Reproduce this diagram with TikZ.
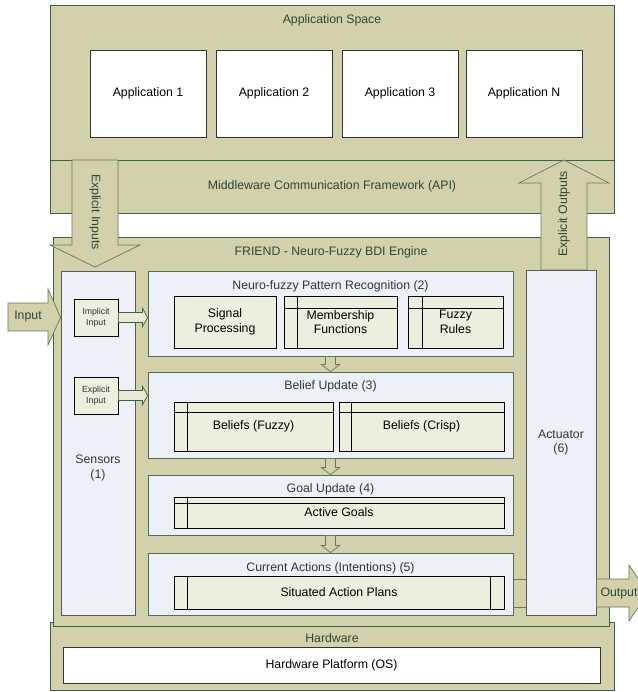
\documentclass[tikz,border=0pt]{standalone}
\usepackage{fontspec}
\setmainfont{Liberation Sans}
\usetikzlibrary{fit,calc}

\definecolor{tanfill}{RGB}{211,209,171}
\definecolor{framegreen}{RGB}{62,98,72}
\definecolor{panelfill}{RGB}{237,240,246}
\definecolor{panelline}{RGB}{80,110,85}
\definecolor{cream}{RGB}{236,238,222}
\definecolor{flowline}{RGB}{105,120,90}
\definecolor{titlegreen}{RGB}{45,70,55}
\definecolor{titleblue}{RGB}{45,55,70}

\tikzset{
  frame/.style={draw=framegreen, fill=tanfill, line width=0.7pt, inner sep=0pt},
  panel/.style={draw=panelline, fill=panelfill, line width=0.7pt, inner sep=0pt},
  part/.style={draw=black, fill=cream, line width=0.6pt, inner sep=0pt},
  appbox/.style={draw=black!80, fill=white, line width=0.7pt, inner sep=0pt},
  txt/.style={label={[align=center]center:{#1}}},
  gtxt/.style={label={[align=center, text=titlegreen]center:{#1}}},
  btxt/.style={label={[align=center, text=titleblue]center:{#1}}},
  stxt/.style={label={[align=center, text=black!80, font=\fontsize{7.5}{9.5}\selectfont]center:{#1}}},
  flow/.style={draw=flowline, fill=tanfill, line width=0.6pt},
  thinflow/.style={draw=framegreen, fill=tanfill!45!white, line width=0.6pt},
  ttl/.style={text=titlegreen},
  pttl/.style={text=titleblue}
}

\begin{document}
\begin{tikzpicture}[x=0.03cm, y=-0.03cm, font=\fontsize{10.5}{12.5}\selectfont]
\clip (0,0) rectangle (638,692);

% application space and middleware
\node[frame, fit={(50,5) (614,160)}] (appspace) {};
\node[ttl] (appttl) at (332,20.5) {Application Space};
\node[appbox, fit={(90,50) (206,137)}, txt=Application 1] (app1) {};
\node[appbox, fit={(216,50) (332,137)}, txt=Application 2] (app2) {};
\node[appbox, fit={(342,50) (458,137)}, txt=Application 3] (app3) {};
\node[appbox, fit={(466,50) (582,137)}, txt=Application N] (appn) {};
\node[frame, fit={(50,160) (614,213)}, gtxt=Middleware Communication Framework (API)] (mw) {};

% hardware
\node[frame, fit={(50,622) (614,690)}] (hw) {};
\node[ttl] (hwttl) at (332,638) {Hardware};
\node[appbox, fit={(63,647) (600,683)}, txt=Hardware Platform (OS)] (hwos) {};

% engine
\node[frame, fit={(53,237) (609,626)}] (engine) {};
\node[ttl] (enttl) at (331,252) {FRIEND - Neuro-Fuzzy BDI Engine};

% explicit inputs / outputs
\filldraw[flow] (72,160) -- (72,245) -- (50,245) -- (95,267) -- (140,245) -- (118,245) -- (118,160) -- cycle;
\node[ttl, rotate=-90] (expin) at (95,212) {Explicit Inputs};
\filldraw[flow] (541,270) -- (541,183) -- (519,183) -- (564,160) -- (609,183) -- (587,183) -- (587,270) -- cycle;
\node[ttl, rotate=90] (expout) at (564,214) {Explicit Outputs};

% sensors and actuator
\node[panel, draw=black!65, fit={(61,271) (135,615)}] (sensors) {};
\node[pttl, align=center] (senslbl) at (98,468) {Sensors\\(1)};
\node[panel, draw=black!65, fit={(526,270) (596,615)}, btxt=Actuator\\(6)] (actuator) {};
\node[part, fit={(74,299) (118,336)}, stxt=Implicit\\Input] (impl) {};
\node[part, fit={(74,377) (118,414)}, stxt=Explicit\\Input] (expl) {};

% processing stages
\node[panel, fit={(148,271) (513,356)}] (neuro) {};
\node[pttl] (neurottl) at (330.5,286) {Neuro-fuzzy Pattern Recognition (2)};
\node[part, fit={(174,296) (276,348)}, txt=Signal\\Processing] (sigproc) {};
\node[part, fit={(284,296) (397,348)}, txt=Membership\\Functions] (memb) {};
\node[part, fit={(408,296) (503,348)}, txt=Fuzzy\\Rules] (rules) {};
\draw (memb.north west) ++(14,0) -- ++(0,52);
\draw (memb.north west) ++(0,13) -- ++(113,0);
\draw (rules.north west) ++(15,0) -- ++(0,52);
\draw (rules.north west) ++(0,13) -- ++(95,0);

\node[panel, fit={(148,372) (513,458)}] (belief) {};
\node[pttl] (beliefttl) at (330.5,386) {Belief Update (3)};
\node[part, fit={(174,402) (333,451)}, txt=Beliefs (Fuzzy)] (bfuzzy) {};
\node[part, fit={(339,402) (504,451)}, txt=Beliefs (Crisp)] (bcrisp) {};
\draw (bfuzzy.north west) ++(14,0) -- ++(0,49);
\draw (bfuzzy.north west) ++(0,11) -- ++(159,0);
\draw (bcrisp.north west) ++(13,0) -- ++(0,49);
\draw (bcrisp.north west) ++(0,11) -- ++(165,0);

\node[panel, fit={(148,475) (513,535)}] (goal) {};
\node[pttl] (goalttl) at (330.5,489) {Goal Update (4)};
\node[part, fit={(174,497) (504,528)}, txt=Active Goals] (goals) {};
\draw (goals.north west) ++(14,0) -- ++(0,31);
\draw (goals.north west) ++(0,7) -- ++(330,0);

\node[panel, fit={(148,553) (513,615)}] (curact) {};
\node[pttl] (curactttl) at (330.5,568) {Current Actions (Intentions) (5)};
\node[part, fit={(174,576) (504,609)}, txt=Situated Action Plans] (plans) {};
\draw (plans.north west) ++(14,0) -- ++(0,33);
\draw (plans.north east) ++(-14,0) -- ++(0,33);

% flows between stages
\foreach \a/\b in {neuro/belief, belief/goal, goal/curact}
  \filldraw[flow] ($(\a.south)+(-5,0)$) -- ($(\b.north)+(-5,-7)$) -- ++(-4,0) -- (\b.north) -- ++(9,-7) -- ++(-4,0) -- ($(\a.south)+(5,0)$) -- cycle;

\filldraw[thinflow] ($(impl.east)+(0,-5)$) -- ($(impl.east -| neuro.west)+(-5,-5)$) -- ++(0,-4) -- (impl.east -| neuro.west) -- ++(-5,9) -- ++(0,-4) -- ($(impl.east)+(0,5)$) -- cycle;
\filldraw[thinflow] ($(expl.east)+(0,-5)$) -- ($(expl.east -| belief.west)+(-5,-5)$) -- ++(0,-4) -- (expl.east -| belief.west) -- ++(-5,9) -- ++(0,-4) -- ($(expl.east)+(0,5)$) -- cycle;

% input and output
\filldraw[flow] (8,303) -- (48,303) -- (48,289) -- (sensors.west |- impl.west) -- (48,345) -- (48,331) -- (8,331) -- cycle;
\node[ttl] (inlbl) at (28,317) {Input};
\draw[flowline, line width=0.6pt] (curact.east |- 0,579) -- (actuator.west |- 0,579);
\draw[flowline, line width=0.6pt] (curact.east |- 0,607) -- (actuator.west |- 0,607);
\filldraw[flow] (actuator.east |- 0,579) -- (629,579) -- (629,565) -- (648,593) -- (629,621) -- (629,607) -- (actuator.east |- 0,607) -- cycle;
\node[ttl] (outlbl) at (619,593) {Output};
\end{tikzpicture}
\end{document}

----------

▶ _PROMPT_
Reproduce every line of the material precisely, omitting its pictures.

▶ _FINISHED ANSWER_
Reproduce this diagram with TikZ.
\documentclass[tikz,border=0pt]{standalone}
\usepackage{fontspec}
\setmainfont{Liberation Sans}
\usetikzlibrary{fit,calc}

\definecolor{tanfill}{RGB}{211,209,171}
\definecolor{framegreen}{RGB}{62,98,72}
\definecolor{panelfill}{RGB}{237,240,246}
\definecolor{panelline}{RGB}{80,110,85}
\definecolor{cream}{RGB}{236,238,222}
\definecolor{flowline}{RGB}{105,120,90}
\definecolor{titlegreen}{RGB}{45,70,55}
\definecolor{titleblue}{RGB}{45,55,70}

\tikzset{
  frame/.style={draw=framegreen, fill=tanfill, line width=0.7pt, inner sep=0pt},
  panel/.style={draw=panelline, fill=panelfill, line width=0.7pt, inner sep=0pt},
  part/.style={draw=black, fill=cream, line width=0.6pt, inner sep=0pt},
  appbox/.style={draw=black!80, fill=white, line width=0.7pt, inner sep=0pt},
  txt/.style={label={[align=center]center:{#1}}},
  gtxt/.style={label={[align=center, text=titlegreen]center:{#1}}},
  btxt/.style={label={[align=center, text=titleblue]center:{#1}}},
  stxt/.style={label={[align=center, text=black!80, font=\fontsize{7.5}{9.5}\selectfont]center:{#1}}},
  flow/.style={draw=flowline, fill=tanfill, line width=0.6pt},
  thinflow/.style={draw=framegreen, fill=tanfill!45!white, line width=0.6pt},
  ttl/.style={text=titlegreen},
  pttl/.style={text=titleblue}
}

\begin{document}
\begin{tikzpicture}[x=0.03cm, y=-0.03cm, font=\fontsize{10.5}{12.5}\selectfont]
\clip (0,0) rectangle (638,692);

% application space and middleware
\node[frame, fit={(50,5) (614,160)}] (appspace) {};
\node[ttl] (appttl) at (332,20.5) {Application Space};
\node[appbox, fit={(90,50) (206,137)}, txt=Application 1] (app1) {};
\node[appbox, fit={(216,50) (332,137)}, txt=Application 2] (app2) {};
\node[appbox, fit={(342,50) (458,137)}, txt=Application 3] (app3) {};
\node[appbox, fit={(466,50) (582,137)}, txt=Application N] (appn) {};
\node[frame, fit={(50,160) (614,213)}, gtxt=Middleware Communication Framework (API)] (mw) {};

% hardware
\node[frame, fit={(50,622) (614,690)}] (hw) {};
\node[ttl] (hwttl) at (332,638) {Hardware};
\node[appbox, fit={(63,647) (600,683)}, txt=Hardware Platform (OS)] (hwos) {};

% engine
\node[frame, fit={(53,237) (609,626)}] (engine) {};
\node[ttl] (enttl) at (331,252) {FRIEND - Neuro-Fuzzy BDI Engine};

% explicit inputs / outputs
\filldraw[flow] (72,160) -- (72,245) -- (50,245) -- (95,267) -- (140,245) -- (118,245) -- (118,160) -- cycle;
\node[ttl, rotate=-90] (expin) at (95,212) {Explicit Inputs};
\filldraw[flow] (541,270) -- (541,183) -- (519,183) -- (564,160) -- (609,183) -- (587,183) -- (587,270) -- cycle;
\node[ttl, rotate=90] (expout) at (564,214) {Explicit Outputs};

% sensors and actuator
\node[panel, draw=black!65, fit={(61,271) (135,615)}] (sensors) {};
\node[pttl, align=center] (senslbl) at (98,468) {Sensors\\(1)};
\node[panel, draw=black!65, fit={(526,270) (596,615)}, btxt=Actuator\\(6)] (actuator) {};
\node[part, fit={(74,299) (118,336)}, stxt=Implicit\\Input] (impl) {};
\node[part, fit={(74,377) (118,414)}, stxt=Explicit\\Input] (expl) {};

% processing stages
\node[panel, fit={(148,271) (513,356)}] (neuro) {};
\node[pttl] (neurottl) at (330.5,286) {Neuro-fuzzy Pattern Recognition (2)};
\node[part, fit={(174,296) (276,348)}, txt=Signal\\Processing] (sigproc) {};
\node[part, fit={(284,296) (397,348)}, txt=Membership\\Functions] (memb) {};
\node[part, fit={(408,296) (503,348)}, txt=Fuzzy\\Rules] (rules) {};
\draw (memb.north west) ++(14,0) -- ++(0,52);
\draw (memb.north west) ++(0,13) -- ++(113,0);
\draw (rules.north west) ++(15,0) -- ++(0,52);
\draw (rules.north west) ++(0,13) -- ++(95,0);

\node[panel, fit={(148,372) (513,458)}] (belief) {};
\node[pttl] (beliefttl) at (330.5,386) {Belief Update (3)};
\node[part, fit={(174,402) (333,451)}, txt=Beliefs (Fuzzy)] (bfuzzy) {};
\node[part, fit={(339,402) (504,451)}, txt=Beliefs (Crisp)] (bcrisp) {};
\draw (bfuzzy.north west) ++(14,0) -- ++(0,49);
\draw (bfuzzy.north west) ++(0,11) -- ++(159,0);
\draw (bcrisp.north west) ++(13,0) -- ++(0,49);
\draw (bcrisp.north west) ++(0,11) -- ++(165,0);

\node[panel, fit={(148,475) (513,535)}] (goal) {};
\node[pttl] (goalttl) at (330.5,489) {Goal Update (4)};
\node[part, fit={(174,497) (504,528)}, txt=Active Goals] (goals) {};
\draw (goals.north west) ++(14,0) -- ++(0,31);
\draw (goals.north west) ++(0,7) -- ++(330,0);

\node[panel, fit={(148,553) (513,615)}] (curact) {};
\node[pttl] (curactttl) at (330.5,568) {Current Actions (Intentions) (5)};
\node[part, fit={(174,576) (504,609)}, txt=Situated Action Plans] (plans) {};
\draw (plans.north west) ++(14,0) -- ++(0,33);
\draw (plans.north east) ++(-14,0) -- ++(0,33);

% flows between stages
\foreach \a/\b in {neuro/belief, belief/goal, goal/curact}
  \filldraw[flow] ($(\a.south)+(-5,0)$) -- ($(\b.north)+(-5,-7)$) -- ++(-4,0) -- (\b.north) -- ++(9,-7) -- ++(-4,0) -- ($(\a.south)+(5,0)$) -- cycle;

\filldraw[thinflow] ($(impl.east)+(0,-5)$) -- ($(impl.east -| neuro.west)+(-5,-5)$) -- ++(0,-4) -- (impl.east -| neuro.west) -- ++(-5,9) -- ++(0,-4) -- ($(impl.east)+(0,5)$) -- cycle;
\filldraw[thinflow] ($(expl.east)+(0,-5)$) -- ($(expl.east -| belief.west)+(-5,-5)$) -- ++(0,-4) -- (expl.east -| belief.west) -- ++(-5,9) -- ++(0,-4) -- ($(expl.east)+(0,5)$) -- cycle;

% input and output
\filldraw[flow] (8,303) -- (48,303) -- (48,289) -- (sensors.west |- impl.west) -- (48,345) -- (48,331) -- (8,331) -- cycle;
\node[ttl] (inlbl) at (28,317) {Input};
\draw[flowline, line width=0.6pt] (curact.east |- 0,579) -- (actuator.west |- 0,579);
\draw[flowline, line width=0.6pt] (curact.east |- 0,607) -- (actuator.west |- 0,607);
\filldraw[flow] (actuator.east |- 0,579) -- (629,579) -- (629,565) -- (648,593) -- (629,621) -- (629,607) -- (actuator.east |- 0,607) -- cycle;
\node[ttl] (outlbl) at (619,593) {Output};
\end{tikzpicture}
\end{document}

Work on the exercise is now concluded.